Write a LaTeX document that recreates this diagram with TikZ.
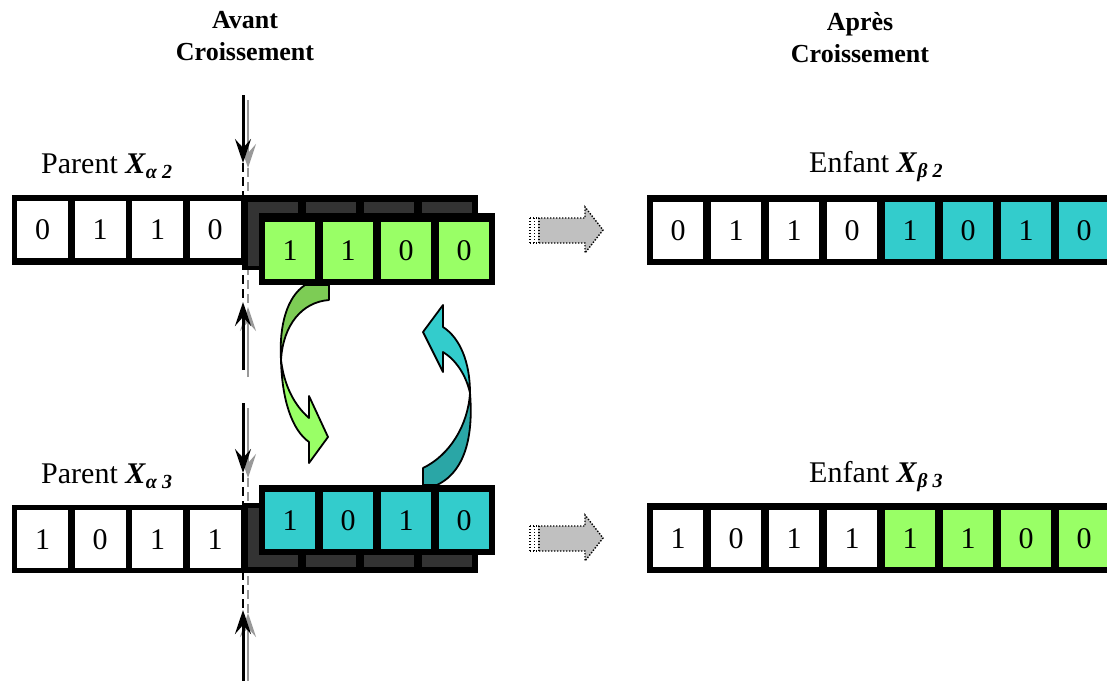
\documentclass[tikz,border=0pt]{standalone}
\usepackage{fontspec}
\setmainfont{Liberation Serif}
\usetikzlibrary{arrows.meta}
\definecolor{lgreen}{HTML}{99FF66}
\definecolor{dgreen}{HTML}{7DCC55}
\definecolor{lcyan}{HTML}{33CCCC}
\definecolor{dcyan}{HTML}{2AA6A6}
\definecolor{dblock}{HTML}{333333}
\definecolor{garrow}{HTML}{C0C0C0}
\definecolor{gline}{HTML}{999999}
\newcommand\digfont{\fontsize{30}{36}\selectfont}
\newcommand\labfont{\fontsize{30}{36}\selectfont}
\newcommand\ttlfont{\fontsize{26}{30}\selectfont\bfseries}
\newcommand\subX[2]{\textbf{\textit{X}}\raisebox{-5pt}{\fontsize{20}{24}\selectfont\bfseries\itshape #1\hspace{5pt}#2}}
\begin{document}
\begin{tikzpicture}[x=1pt,y=-1pt,
  cellL/.style={minimum width=51pt, minimum height=57pt, inner sep=0pt, anchor=north west, font=\digfont, fill=white},
  cellR/.style={minimum width=50pt, minimum height=57pt, inner sep=0pt, anchor=north west, font=\digfont},
  darkcell/.style={fill=dblock},
  blackbar/.style={fill=black},
  vline/.style={line width=3pt, black, -{Stealth[length=24pt,width=16pt,inset=9pt]}},
  gvline/.style={line width=2.4pt, gline, -{Stealth[length=24pt,width=16pt,inset=9pt]}},
  dline/.style={line width=2.5pt, black, dash pattern=on 9pt off 5pt},
  gdline/.style={line width=2pt, gline, dash pattern=on 9pt off 5pt},
  blockarr/.style={fill=garrow, draw=black, line width=1.4pt, dash pattern=on 1.4pt off 1.6pt},
  curvearr/.style={draw=black, line width=1.8pt, line join=round},
  lbl/.style={font=\labfont, inner sep=0pt, anchor=base west},
  ttl/.style={font=\ttlfont, inner sep=0pt, anchor=base}]
\useasboundingbox (0,0) rectangle (1107,680);
\clip (0,0) rectangle (1107,680);

% titles
\node[ttl] (ta1) at (245,28) {Avant};
\node[ttl] (ta2) at (245,60) {Croissement};
\node[ttl] (tb1) at (860,30) {Après};
\node[ttl] (tb2) at (860,62) {Croissement};

% labels
\node[lbl] (p2) at (41,173) {Parent \subX{α}{2}};
\node[lbl] (p3) at (41,483) {Parent \subX{α}{3}};
\node[lbl] (e2) at (809,172) {Enfant \subX{β}{2}};
\node[lbl] (e3) at (809,482) {Enfant \subX{β}{3}};

% cut line with arrows
\coordinate (a1s) at (243,95);  \coordinate (a1e) at (243,163);
\coordinate (g1s) at (248,100); \coordinate (g1e) at (248,168);
\coordinate (a2s) at (243,370); \coordinate (a2e) at (243,302);
\coordinate (g2s) at (248,377); \coordinate (g2e) at (248,307);
\coordinate (a3s) at (243,403); \coordinate (a3e) at (243,473);
\coordinate (g3s) at (248,408); \coordinate (g3e) at (248,478);
\coordinate (a4s) at (243,685); \coordinate (a4e) at (243,610);
\coordinate (g4s) at (248,690); \coordinate (g4e) at (248,613);
\draw[gdline] (g1e) -- (g2e);
\draw[dline] (a1e) -- (a2e);
\draw[gdline] (g3e) -- (g4e);
\draw[dline] (a3e) -- (a4e);
\draw[gvline] (g1s) -- (g1e);
\draw[vline] (a1s) -- (a1e);
\draw[gvline] (g2s) -- (g2e);
\draw[vline] (a2s) -- (a2e);
\draw[gvline] (g3s) -- (g3e);
\draw[vline] (a3s) -- (a3e);
\draw[gvline] (g4s) -- (g4e);
\draw[vline] (a4s) -- (a4e);

% ---------- top parent ----------
\fill[blackbar] (12,195) rectangle (248,265);
\node[cellL] (p2c1) at (17,201) {0};
\node[cellL] (p2c2) at (74.5,201) {1};
\node[cellL] (p2c3) at (132,201) {1};
\node[cellL] (p2c4) at (189.5,201) {0};
\fill[blackbar] (243,195) rectangle (478,270);
\foreach \i in {0,...,3} {\fill[darkcell] (248+58*\i,202) rectangle (298+58*\i,266);}
\fill[blackbar] (259,213) rectangle (495,285);
\node[cellR, fill=lgreen] (g1) at (265,222) {1};
\node[cellR, fill=lgreen] (g2) at (323,222) {1};
\node[cellR, fill=lgreen] (g3) at (381,222) {0};
\node[cellR, fill=lgreen] (g4) at (439,222) {0};

% ---------- bottom parent ----------
\fill[blackbar] (12,505) rectangle (248,573);
\node[cellL, minimum height=58pt] (p3c1) at (17,510) {1};
\node[cellL, minimum height=58pt] (p3c2) at (74.5,510) {0};
\node[cellL, minimum height=58pt] (p3c3) at (132,510) {1};
\node[cellL, minimum height=58pt] (p3c4) at (189.5,510) {1};
\fill[blackbar] (243,503) rectangle (478,573);
\foreach \i in {0,...,3} {\fill[darkcell] (248+58*\i,508) rectangle (298+58*\i,567);}
\fill[blackbar] (259,485) rectangle (495,555);
\node[cellR, fill=lcyan] (c1) at (265,492) {1};
\node[cellR, fill=lcyan] (c2) at (323,492) {0};
\node[cellR, fill=lcyan] (c3) at (381,492) {1};
\node[cellR, fill=lcyan] (c4) at (439,492) {0};

% ---------- children ----------
\fill[blackbar] (647,195) rectangle (1120,265);
\node[cellR, fill=white] (e2c1) at (653,202) {0};
\node[cellR, fill=white] (e2c2) at (711,202) {1};
\node[cellR, fill=white] (e2c3) at (769,202) {1};
\node[cellR, fill=white] (e2c4) at (827,202) {0};
\node[cellR, fill=lcyan] (e2c5) at (885,202) {1};
\node[cellR, fill=lcyan] (e2c6) at (943,202) {0};
\node[cellR, fill=lcyan] (e2c7) at (1001,202) {1};
\node[cellR, fill=lcyan] (e2c8) at (1059,202) {0};

\fill[blackbar] (647,503) rectangle (1120,573);
\node[cellR, fill=white] (e3c1) at (653,510) {1};
\node[cellR, fill=white] (e3c2) at (711,510) {0};
\node[cellR, fill=white] (e3c3) at (769,510) {1};
\node[cellR, fill=white] (e3c4) at (827,510) {1};
\node[cellR, fill=lgreen] (e3c5) at (885,510) {1};
\node[cellR, fill=lgreen] (e3c6) at (943,510) {1};
\node[cellR, fill=lgreen] (e3c7) at (1001,510) {0};
\node[cellR, fill=lgreen] (e3c8) at (1059,510) {0};

% ---------- gray block arrows ----------
\foreach \yc in {230,538} {
  \fill[white] (529,\yc-12) rectangle (540,\yc+13);
  \draw[blockarr] (538,\yc-12) -- (585,\yc-12) -- (585,\yc-23) -- (603,\yc) -- (585,\yc+23) -- (585,\yc+13) -- (538,\yc+13);
  \draw[blockarr, fill=none] (530,\yc-12) -- (538,\yc-12) (530,\yc+13) -- (538,\yc+13);
  \draw[blockarr, fill=none] (530,\yc-12) -- (530,\yc+13);
  \draw[blockarr, fill=none] (534.5,\yc-12) -- (534.5,\yc+13);
  \draw[blockarr, fill=none] (539,\yc-12) -- (539,\yc+13);
}

% ---------- curved arrows ----------
% green (top block -> bottom)
\filldraw[curvearr, fill=dgreen] (305,285) -- (329,285) -- (329,300)
  .. controls (302,302) and (283,325) .. (281,360)
  .. controls (279,325) and (287,297) .. (305,285) -- cycle;
\filldraw[curvearr, fill=lgreen] (281,360)
  .. controls (282,400) and (292,430) .. (309,442)
  -- (309,463) -- (328,437) -- (309,396) -- (309,418)
  .. controls (294,405) and (284,385) .. (281,360) -- cycle;
% cyan (bottom block -> top)
\filldraw[curvearr, fill=dcyan] (423,485) -- (423,468)
  .. controls (450,455) and (468,425) .. (470,393)
  .. controls (473,430) and (468,470) .. (437,485) -- cycle;
\filldraw[curvearr, fill=lcyan] (470,393)
  .. controls (470,362) and (460,338) .. (443,327)
  -- (443,305) -- (423,332) -- (443,372) -- (443,352)
  .. controls (456,360) and (466,375) .. (470,393) -- cycle;
\end{tikzpicture}
\end{document}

▸ **WHAT YOU NEED TO DO**
List all lines in the material containing the string "with".

▸ **THE COMPLETED TASK**
Write a LaTeX document that recreates this diagram with TikZ.
% cut line with arrows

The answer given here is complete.